My pvc pipe with vinegar and citric acid was going to cost too much to make in a big quantity. So this time I'm just using a stronger citric acid solution only with water. I picked up a 25 kg/55 lb bag of it from a farm supply place. They use it a lot in wine making to clean out the stainless steel tanks after using caustic soda. Can also get it from pool supply places, or where you might buy ingredients to make bath bombs etc. It just looks like sugar. Can get it in two forms, anhydrous or monohydrate, but either works just as well.
I filled a bath I put in the shed with hot water as it helps dissolve the acid. Counting the buckets, and knowing how much one held, let me calculate how much I had to work out the ratio. I added a small amount of acid at a time and stirred it until dissolved before adding more. I used half a bag to make up just over a 5% solution. The bath held 225 litres/59 US gallons to which I added 12.5 kg/27.5 lb of citric acid. Stronger will make it work quicker. Seen up to 1 kg of acid to 10 litres of water used and only took 24 hrs to work on most rust.

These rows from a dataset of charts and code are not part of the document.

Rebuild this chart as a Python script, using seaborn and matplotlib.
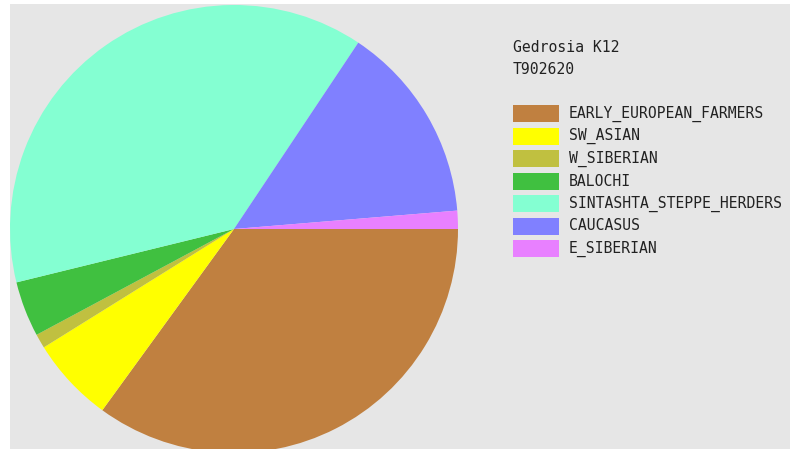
"""Gedrosia K12 admixture pie for sample T902620."""
import matplotlib
matplotlib.use("Agg")
import matplotlib.pyplot as plt
from matplotlib.patches import Rectangle
import seaborn as sns

# components, listed clockwise from 3 o'clock (same order as the legend)
components = [
    "EARLY_EUROPEAN_FARMERS",
    "SW_ASIAN",
    "W_SIBERIAN",
    "BALOCHI",
    "SINTASHTA_STEPPE_HERDERS",
    "CAUCASUS",
    "E_SIBERIAN",
]
percent = [35.0, 6.14, 1.03, 4.0, 38.19, 14.33, 1.31]
colors = ["#c08040", "#ffff00", "#c0c040", "#40c040", "#84ffd2", "#8080ff", "#e880ff"]

title_lines = ["Gedrosia K12", "T902620"]

sns.set_style("white")
plt.rcParams["font.family"] = ["DejaVu Sans Mono"]

W, H = 791, 449
fig = plt.figure(figsize=(W / 100, H / 100), dpi=100)
fig.patch.set_facecolor("white")

# grey panel; data units are pixels, y measured up from the bottom of the image
ax = fig.add_axes([10 / W, 0, 780 / W, 445 / H])
palette = sns.color_palette(colors)
ax.pie(percent, colors=palette, startangle=0, counterclock=False,
       center=(234, H - 229), radius=224, frame=True,
       wedgeprops=dict(linewidth=0, antialiased=True))
ax.set_xlim(10, 790)
ax.set_ylim(0, 445)
ax.set_facecolor("#e6e6e6")
for s in ax.spines.values():
    s.set_visible(False)
ax.set_xticks([])
ax.set_yticks([])

txt_color = "#222222"
fs = 10.6
for i, line in enumerate(title_lines):
    ax.text(513, H - (47 + 22 * i), line, fontsize=fs, color=txt_color,
            va="center", ha="left")

# legend drawn as a column of swatches
row0, step = 113.5, 22.5
for i, (name, c) in enumerate(zip(components, palette)):
    yc = H - (row0 + step * i)
    ax.add_patch(Rectangle((513, yc - 8.5), 46, 17, facecolor=c,
                           edgecolor="none", clip_on=False))
    ax.text(569, yc, name, fontsize=fs, color=txt_color, va="center", ha="left")

fig.savefig("out.png", dpi=100, facecolor=fig.get_facecolor())
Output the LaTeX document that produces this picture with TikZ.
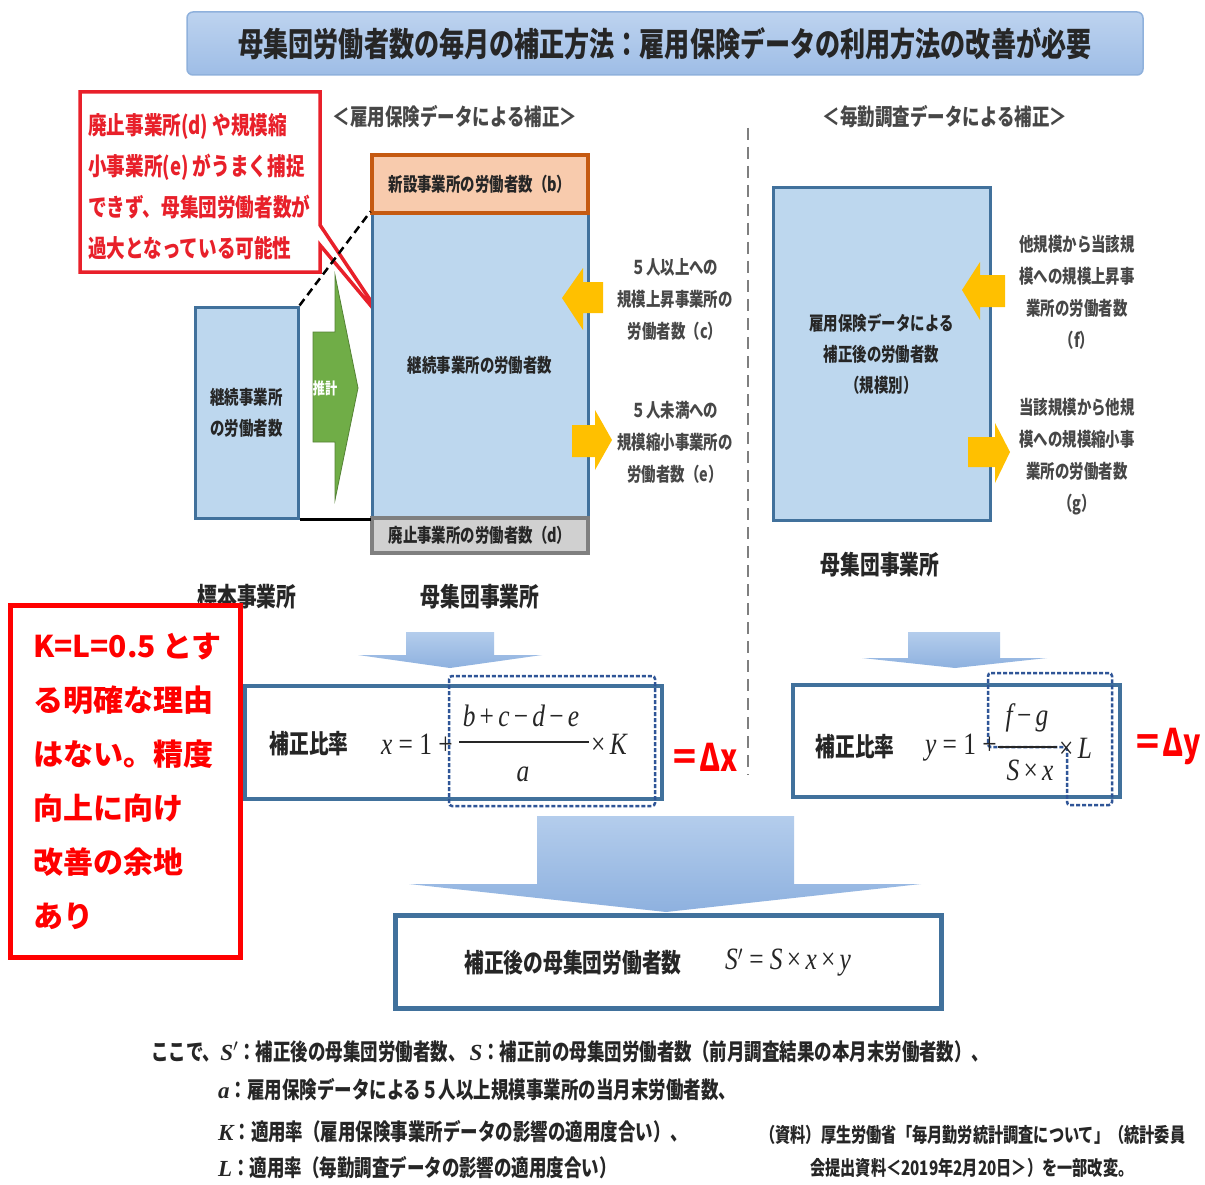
\documentclass[tikz,border=0pt]{standalone}
\usepackage{fontspec}
\usepackage{graphicx}
\newfontfamily\jp[FakeStretch=0.76]{Noto Sans CJK JP}
\newfontfamily\jpw{Noto Sans CJK JP}
\newfontfamily\mf{Liberation Serif}
\newcommand\fsz[2]{\fontsize{#1pt}{#2pt}\selectfont}
\newcommand\cmth[1]{\scalebox{0.82}[1]{\mf #1}}
\newcommand\mi[1]{{\itshape #1}}
\definecolor{bfill}{HTML}{BDD7EE}
\definecolor{bedge}{HTML}{41719C}
\definecolor{ofill}{HTML}{F8CBAD}
\definecolor{oedge}{HTML}{C55A11}
\definecolor{gfill}{HTML}{D0D0D0}
\definecolor{gedge}{HTML}{7F7F7F}
\definecolor{yarrow}{HTML}{FFC000}
\definecolor{garrow}{HTML}{70AD47}
\definecolor{gedgeb}{HTML}{548235}
\definecolor{txt}{HTML}{262626}
\definecolor{dbl}{HTML}{2F5597}
\definecolor{ttop}{HTML}{BDD3EF}
\definecolor{tbot}{HTML}{9EBDE6}
\definecolor{tedge}{HTML}{8FB1DC}
\definecolor{arrtop}{HTML}{B4CDEC}
\definecolor{arrbot}{HTML}{8EB1DF}
\definecolor{redc}{HTML}{FF0000}
\definecolor{calred}{HTML}{E8202A}
\tikzset{
 boxtext/.style={font=\jp\bfseries\fsz{19}{31}, text=txt, align=center},
 bbox/.style={draw=bedge, fill=bfill, line width=3, boxtext},
 obox/.style={draw=oedge, fill=ofill, line width=4, boxtext},
 gbox/.style={draw=gedge, fill=gfill, line width=4, boxtext},
 lbltxt/.style={font=\jp\bfseries\fsz{26}{30}, text=txt},
 hdrtxt/.style={font=\jp\bfseries\fsz{23}{26}, text=txt!85},
 sidetxt/.style={font=\jp\bfseries\fsz{19}{32}, text=txt!85, align=center},
 yarr/.style={fill=yarrow},
 fboxst/.style={draw=bedge, fill=white, line width=4},
 dboxst/.style={draw=dbl, line width=2.5, dash pattern=on 4pt off 2pt, rounded corners=3},
 mtext/.style={font=\fsz{31}{34}, text=txt},
 deltatxt/.style={font=\jp\bfseries\fsz{38}{40}, text=redc},
 notetxt/.style={font=\jp\bfseries\fsz{23}{26}, text=txt, anchor=west},
 titlebox/.style={draw=tedge, line width=1.5, rounded corners=6, top color=ttop, bottom color=tbot, font=\jp\bfseries\fsz{33}{36}, text=txt},
 arrshade/.style={top color=arrtop, bottom color=arrbot},
}
\begin{document}
\begin{tikzpicture}[x=1pt,y=-1pt, every node/.style={inner sep=0pt}]
\useasboundingbox (0,0) rectangle (1205,1185);
\fill[white] (0,0) rectangle (1205,1185);

% title
\node[titlebox, minimum width=956, minimum height=63] (title) at (665,43.5) {母集団労働者数の毎月の補正方法：雇用保険データの利用方法の改善が必要};

% callout
\draw[draw=calred, line width=3.5, fill=white, line join=miter] (80,92) -- (320,92) -- (320,225) -- (387,325) -- (320,245) -- (320,272) -- (80,272) -- cycle;
\node[font=\jp\bfseries\fsz{24.5}{41}, text=calred, align=left, anchor=west] (calltext) at (88,187) {廃止事業所(d) や規模縮\\小事業所(e) がうまく捕捉\\できず、母集団労働者数が\\過大となっている可能性};

% headers
\node[hdrtxt] (hdrl) at (455,117) {＜雇用保険データによる補正＞};
\node[hdrtxt] (hdrr) at (945,117) {＜毎勤調査データによる補正＞};

% left column
\node[bbox, minimum width=216, minimum height=305] (cont) at (480,365.5) {継続事業所の労働者数};
\node[obox, minimum width=216, minimum height=58] (newb) at (480,184) {新設事業所の労働者数（b）};
\node[gbox, minimum width=216, minimum height=35] (closed) at (480,535.5) {廃止事業所の労働者数（d）};
\node[bbox, minimum width=103, minimum height=211] (samp) at (246.5,412.5) {継続事業所\\の労働者数};
\draw[line width=2.5, dash pattern=on 8pt off 5pt] (samp.north east) -- (cont.north west);
\draw[line width=3] (samp.south east) -- (cont.south west);

% green arrow
\draw[fill=garrow, draw=gedgeb, line width=0.8] (313,332) -- (335,332) -- (335,275) -- (358,388) -- (335,500) -- (335,442) -- (313,442) -- cycle;
\node[font=\jp\bfseries\fsz{16}{18}, text=white] (est) at (325,388) {推計};

% right column box
\node[bbox, minimum width=217, minimum height=332] (rbox) at (881.5,354) {雇用保険データによる\\補正後の労働者数\\（規模別）};

% yellow arrows
\fill[yarr] (562,298) -- (583,268) -- (583,282) -- (603,282) -- (603,313) -- (583,313) -- (583,330) -- cycle;
\fill[yarr] (572,425) -- (595,425) -- (595,410) -- (612,440) -- (595,470) -- (595,457) -- (572,457) -- cycle;
\fill[yarr] (962,290) -- (980,262) -- (980,275) -- (1005,275) -- (1005,307) -- (980,307) -- (980,320) -- cycle;
\fill[yarr] (968,437) -- (995,437) -- (995,423) -- (1010,452) -- (995,483) -- (995,467) -- (968,467) -- cycle;

\node[sidetxt] (ctext) at (675,299) {５人以上への\\規模上昇事業所の\\労働者数（c）};
\node[sidetxt] (etext) at (675,442) {５人未満への\\規模縮小事業所の\\労働者数（e）};
\node[sidetxt] (ftext) at (1077,292) {他規模から当該規\\模への規模上昇事\\業所の労働者数\\（f）};
\node[sidetxt] (gtext) at (1077,457) {当該規模から他規\\模への規模縮小事\\業所の労働者数\\（g）};

% divider
\coordinate (vtop) at (748,128);
\coordinate (vbot) at (748,775);
\draw[gedge, line width=1.5, dash pattern=on 12pt off 7pt] (vtop) -- (vbot);

% labels
\node[lbltxt] (lblsamp) at (247,597) {標本事業所};
\node[lbltxt] (lblpop) at (480,597) {母集団事業所};
\node[lbltxt] (lblpopr) at (880,565) {母集団事業所};

% small down arrows
\shade[arrshade] (406,632) -- (494,632) -- (494,655) -- (542,655) -- (450,668) -- (358,655) -- (406,655) -- cycle;
\shade[arrshade] (908,632) -- (1000,632) -- (1000,658) -- (1047,658) -- (955,668) -- (862,658) -- (908,658) -- cycle;

% left formula
\node[fboxst, minimum width=417, minimum height=113] (fx) at (453.5,742.5) {};
\draw[dboxst] (449,676) rectangle (655,806);
\node[lbltxt] (fxl) at (309,744) {補正比率};
\node[mtext, anchor=east] (fx1) at (453,744) {\cmth{\mi{x} = 1 +}};
\node[mtext] (fxn) at (521,716) {\cmth{\mi{b}\,+\,\mi{c}\,−\,\mi{d}\,−\,\mi{e}}};
\draw[txt, line width=1.5] (459,742) -- (589,742);
\node[mtext] (fxd) at (523,774) {\cmth{\mi{a}}};
\node[mtext, anchor=west] (fxk) at (591,744) {\cmth{×\,\mi{K}}};
\node[deltatxt] (dx) at (704,757) {＝Δx};

% right formula
\node[fboxst, minimum width=327, minimum height=112] (fy) at (956.5,741) {};
\draw[dboxst] (988,673) -- (1112,673) -- (1112,805) -- (1067,805) -- (1067,747) -- (988,747) -- cycle;
\node[lbltxt] (fyl) at (855,747) {補正比率};
\node[mtext, anchor=east] (fy1) at (997,748) {\cmth{\mi{y} = 1 +}};
\node[mtext] (fyn) at (1027,718) {\cmth{\mi{f}\,−\,\mi{g}}};
\draw[txt, line width=1.5] (998,747) -- (1057,747);
\node[mtext] (fyd) at (1030,770) {\cmth{\mi{S}\,×\,\mi{x}}};
\node[mtext, anchor=west] (fyk) at (1059,748) {\cmth{×\,\mi{L}}};
\node[deltatxt] (dy) at (1167,747) {＝Δy};

% big arrow
\shade[arrshade] (537,816) -- (794,816) -- (794,884) -- (921,884) -- (666,912) -- (409,884) -- (537,884) -- cycle;

% result box
\node[fboxst, line width=5, minimum width=546, minimum height=93] (res) at (668,961.5) {};
\node[lbltxt] (resl) at (573,963) {補正後の母集団労働者数};
\node[mtext] (resm) at (788,963) {\cmth{\mi{S}$'$ = \mi{S}\,×\,\mi{x}\,×\,\mi{y}}};

% K=L box
\node[draw=redc, line width=5, fill=white, minimum width=230, minimum height=352] (klbox) at (125,781) {};
\node[font=\jpw\bfseries\fsz{30}{54}, text=redc, align=left, anchor=west] (kltext) at (33,781) {K=L=0.5 とす\\る明確な理由\\はない。精度\\向上に向け\\改善の余地\\あり};

% notes
\node[notetxt] (n1) at (151,1052) {ここで、{\mf\itshape S$'$}：補正後の母集団労働者数、 {\mf\itshape S}：補正前の母集団労働者数（前月調査結果の本月末労働者数）、};
\node[notetxt] (n2) at (218,1090) {{\mf\itshape a}：雇用保険データによる５人以上規模事業所の当月末労働者数、};
\node[notetxt] (n3) at (218,1132) {{\mf\itshape K}：適用率（雇用保険事業所データの影響の適用度合い）、};
\node[notetxt] (n4) at (218,1168) {{\mf\itshape L}：適用率（毎勤調査データの影響の適用度合い）};
\node[notetxt, font=\jp\bfseries\fsz{20}{26}] (s1) at (760,1135) {（資料）厚生労働省「毎月勤労統計調査について」（統計委員};
\node[notetxt, font=\jp\bfseries\fsz{20}{26}] (s2) at (810,1168) {会提出資料＜2019年2月20日＞）を一部改変。};
\end{tikzpicture}
\end{document}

As the bath was not deep enough, I just turned the panel over after 3 days. I did wash the acid off first and treat it so the part sticking out of the solution wouldn't rust while the other half was being done. Just to show how effective this works, I threw in some old headlight buckets in. Nothing was done to them at all before placing in the bath.
After three days without touching them they looked like this. The rust was just falling off! Pulled them out and scrubbed them with fresh water using a brush and followed up with a stainless steel scourer.
To neutralise the acid it was rinsed in hot water with a few table spoons of bi-carb soda. For large panels I just used a high pressure sprayer and has worked well in removing the acid. Then needs to be dried quickly using a air gun or a propane torch. Need to stop flash rusting so I coated it with lanolin. Priming it straight away can be done too to stop the flash rusting. Also be aware not to use high carbon steels like springs because it can cause hydro embrittlement just like chroming does. Don't put in pot metal parts either as they will dissolve.
Stripping the paint can reveal some nasty surprises like this dent. Has holes in it where they must have tried to use a dent puller but the B pillar is in the way so was never going to work. Can see the dent is spread out a fair way too.
The B pillar is right in the way of getting to the back of it and why they just filled it with filler. I decided the best way to fix it would be to remove the pillar, by drilling out all the spot welds, so I could fix the panel and also the dented pillar itself.
Hammer out most of the dent just using a blocking hammer over the bench. Then used a slapping file to straighten the edge out along the end of the bench. Selected a dolly as close as possible to the original undamaged curve to bring out more of the dent with a hammer and slapping file.
Can see using a straight edge the I am almost there. Actually needs to go slightly more than straight to get it back to how it once was. Used a palm beater bag that I filled with brickies sand and a high domed hammer from the inside to push the dent out further.
Got it pretty close but decided to weld up the holes next before final plenishing and fixing the edge also. Can see it came out quite well.